Certainly been reaching for the fridge stock rather than the big reds this week.

This is just fantastic. Been a good week on the whites front. Can’t really offer more than the tasting note says. Was a drink by 2020. No chance that this is falling over any time soon. Excited for my 2019 Lamm (I also have a 2015 to open at some stage)


Another BBQ night , cod and prawn brochettes tonight.

With a this delightful white Lirac from Maby, sadly one was corked. Rich and unctuous and worked with the garlic, lemon juice, TWS Olive Oil and Cajun seasoning.


He’s a keeper!

Small seafood feast last night to celebrate being back together with family. Lobsters, king crab legs, prawn and smoked prawn and prawn mixed with dill. Had to make some quick decisions on drinks as not easy to buy booze in Sweden. A mostly pinot noir cremant with some gamay and chardonnay. Saw the word cremant and incorrectly assumed from Loire but turned out to be from burgundy. Inoffensive but probably in wrong price bracket to be anything more.

Followed up with an Anne Santi from Umbria again provided by the new beau . Made from trebbiano grape. 10 months in terracotta with skins Wonderful golden colour in the glass. Strong nose of green apples, some melon perhaps. Had a slight spritz to it, blindfolded could have called it as a cider, I am not experienced. Great freshness that had my mouth watering. Apparently only 500 bottles per year but will be trying to track this down at home.

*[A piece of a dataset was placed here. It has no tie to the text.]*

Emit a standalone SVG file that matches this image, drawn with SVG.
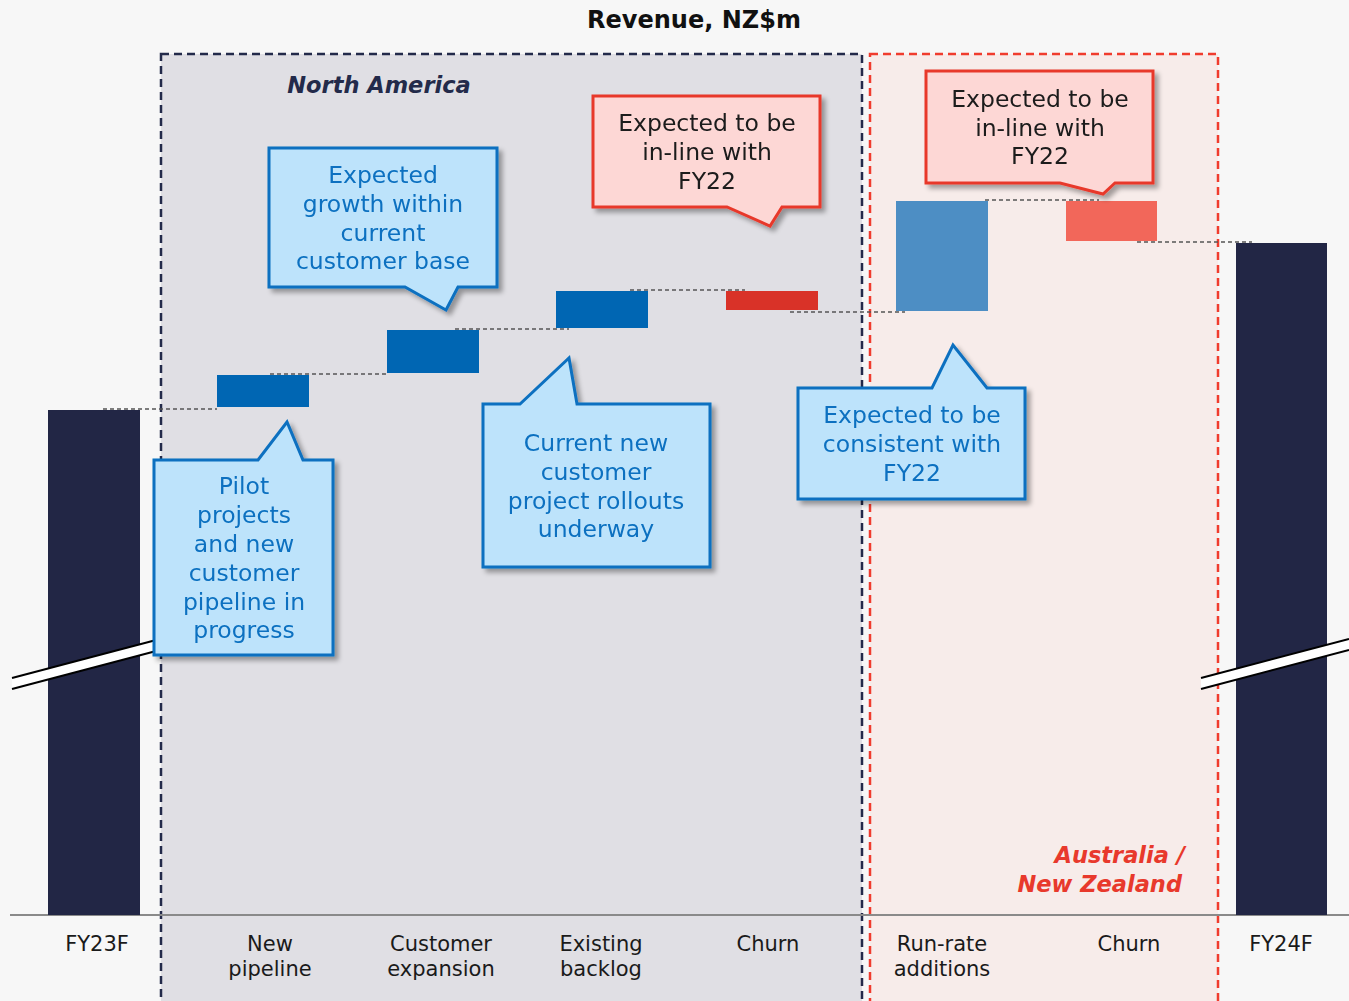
<svg xmlns="http://www.w3.org/2000/svg" width="1349" height="1001" viewBox="0 0 1349 1001">
<defs>
<filter id="sh" x="-10%" y="-10%" width="130%" height="130%">
<feGaussianBlur in="SourceAlpha" stdDeviation="2.5"/>
<feOffset dx="4" dy="4" result="b"/>
<feComponentTransfer><feFuncA type="linear" slope="0.35"/></feComponentTransfer>
<feMerge><feMergeNode/><feMergeNode in="SourceGraphic"/></feMerge>
</filter>
</defs>
<style>
text{font-family:"DejaVu Sans","Open Sans","Liberation Sans",sans-serif}
.blue{fill:#bde3fb;stroke:#0a70c0;stroke-width:3;stroke-linejoin:miter}
.red{fill:#fdd7d5;stroke:#e8392c;stroke-width:3;stroke-linejoin:miter}
.bt{fill:#0a70c0;font-size:23.5px;text-anchor:middle}
.rt{fill:#1a1a1a;font-size:23.5px;text-anchor:middle}
.ax{fill:#1a1a1a;font-size:21px;text-anchor:middle}
.dl{stroke:#555;stroke-width:1.3;stroke-dasharray:4 3;fill:none}
.nav{fill:#222645}
</style>
<rect width="1349" height="1001" fill="#f7f7f7"/>
<text x="694" y="28" font-size="24" font-weight="bold" text-anchor="middle" fill="#111">Revenue, NZ$m</text>

<g id="region-na">
<rect x="161" y="54" width="701" height="960" fill="#e0dfe4" stroke="#232a4a" stroke-width="2.5" stroke-dasharray="8 5"/>
<text x="379" y="93" font-size="22.5" font-weight="bold" font-style="italic" fill="#232a4a" text-anchor="middle">North America</text>
</g>
<g id="region-anz">
<rect x="870" y="54" width="348" height="960" fill="#f7ecea" stroke="#f03c2e" stroke-width="2.5" stroke-dasharray="8 5"/>
<text x="1185" y="863" font-size="22.5" font-weight="bold" font-style="italic" fill="#e8392c" text-anchor="end">Australia /</text>
<text x="1182" y="892" font-size="22.5" font-weight="bold" font-style="italic" fill="#e8392c" text-anchor="end">New Zealand</text>
</g>

<line x1="10" y1="915" x2="1349" y2="915" stroke="#8a8a8a" stroke-width="2"/>

<g id="connectors">
<line class="dl" x1="103" y1="409" x2="217" y2="409"/>
<line class="dl" x1="270" y1="374" x2="386" y2="374"/>
<line class="dl" x1="455" y1="329" x2="569" y2="329"/>
<line class="dl" x1="630" y1="290" x2="745" y2="290"/>
<line class="dl" x1="790" y1="312" x2="905" y2="312"/>
<line class="dl" x1="985" y1="200" x2="1099" y2="200"/>
<line class="dl" x1="1137" y1="242" x2="1252" y2="242"/>
</g>

<g id="bar-fy23f"><rect class="nav" x="48" y="410" width="92" height="505"/></g>
<g id="bar-fy24f"><rect class="nav" x="1236" y="243" width="91" height="672"/></g>
<g id="bar-new-pipeline"><rect x="217" y="375" width="92" height="32" fill="#0066b3"/></g>
<g id="bar-customer-expansion"><rect x="387" y="330" width="92" height="43" fill="#0066b3"/></g>
<g id="bar-existing-backlog"><rect x="556" y="291" width="92" height="37" fill="#0066b3"/></g>
<g id="bar-churn-na"><rect x="726" y="291" width="92" height="19" fill="#d93228"/></g>
<g id="bar-runrate"><rect x="896" y="201" width="92" height="110" fill="#4d8ec4"/></g>
<g id="bar-churn-anz"><rect x="1066" y="201" width="91" height="40" fill="#f2675a"/></g>

<g id="break-left">
<polygon points="12,678 160,639 160,650 12,689" fill="#fff"/>
<line x1="12" y1="678" x2="160" y2="639" stroke="#000" stroke-width="2"/>
<line x1="12" y1="689" x2="160" y2="650" stroke="#000" stroke-width="2"/>
</g>
<g id="break-right">
<polygon points="1201,678 1349,639 1349,650 1201,689" fill="#fff"/>
<line x1="1201" y1="678" x2="1349" y2="639" stroke="#000" stroke-width="2"/>
<line x1="1201" y1="689" x2="1349" y2="650" stroke="#000" stroke-width="2"/>
</g>

<g id="callout-growth" filter="url(#sh)">
<path class="blue" d="M269,148 H497 V287 H458 L446,310 L405,287 H269 Z"/>
<text class="bt" x="383" y="183">Expected</text>
<text class="bt" x="383" y="212">growth within</text>
<text class="bt" x="383" y="241">current</text>
<text class="bt" x="383" y="269">customer base</text>
</g>

<g id="callout-pilot" filter="url(#sh)">
<path class="blue" d="M154,460 H258 L287,422 L303,460 H333 V655 H154 Z"/>
<text class="bt" x="244" y="494">Pilot</text>
<text class="bt" x="244" y="523">projects</text>
<text class="bt" x="244" y="552">and new</text>
<text class="bt" x="244" y="581">customer</text>
<text class="bt" x="244" y="610">pipeline in</text>
<text class="bt" x="244" y="638">progress</text>
</g>

<g id="callout-current" filter="url(#sh)">
<path class="blue" d="M483,404 H520 L569,358 L577,404 H710 V567 H483 Z"/>
<text class="bt" x="596" y="451">Current new</text>
<text class="bt" x="596" y="480">customer</text>
<text class="bt" x="596" y="509">project rollouts</text>
<text class="bt" x="596" y="537">underway</text>
</g>

<g id="callout-na-churn" filter="url(#sh)">
<path class="red" d="M593,96 H820 V207 H782 L770,226 L727,207 H593 Z"/>
<text class="rt" x="707" y="131">Expected to be</text>
<text class="rt" x="707" y="160">in-line with</text>
<text class="rt" x="707" y="189">FY22</text>
</g>

<g id="callout-anz-churn" filter="url(#sh)">
<path class="red" d="M926,71 H1153 V183 H1115 L1103,194 L1060,183 H926 Z"/>
<text class="rt" x="1040" y="107">Expected to be</text>
<text class="rt" x="1040" y="136">in-line with</text>
<text class="rt" x="1040" y="164">FY22</text>
</g>

<g id="callout-runrate" filter="url(#sh)">
<path class="blue" d="M798,388 H932 L953,345 L987,388 H1025 V499 H798 Z"/>
<text class="bt" x="912" y="423">Expected to be</text>
<text class="bt" x="912" y="452">consistent with</text>
<text class="bt" x="912" y="481">FY22</text>
</g>

<g id="axis-labels">
<text class="ax" x="97" y="951">FY23F</text>
<text class="ax" x="270" y="951">New</text>
<text class="ax" x="270" y="976">pipeline</text>
<text class="ax" x="441" y="951">Customer</text>
<text class="ax" x="441" y="976">expansion</text>
<text class="ax" x="601" y="951">Existing</text>
<text class="ax" x="601" y="976">backlog</text>
<text class="ax" x="768" y="951">Churn</text>
<text class="ax" x="942" y="951">Run-rate</text>
<text class="ax" x="942" y="976">additions</text>
<text class="ax" x="1129" y="951">Churn</text>
<text class="ax" x="1281" y="951">FY24F</text>
</g>
</svg>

Not a fine wine but certainly very enjoyable particularly on a warm evening.


Pontensac 2014 opened to accompany a barbequed Flat Iron Steak on Wednesday evening.

Unfortunately, I hadn’t realized that the steak had been scored and marinaded in soy and black pepper until the wine had been in the decanter for an hour or two.

Wine was lovely as was the steak but the sweetness of the soy marinade did not make the two a great paring.

Still, after an unpromising start, I very much enjoyed the rest of the wine during the course of the evening even if keeping it at an optimum temperature during this heat was a right faff.

The left over steak also made a great stir fry with ginger, pepper, chilis and noodles the next day.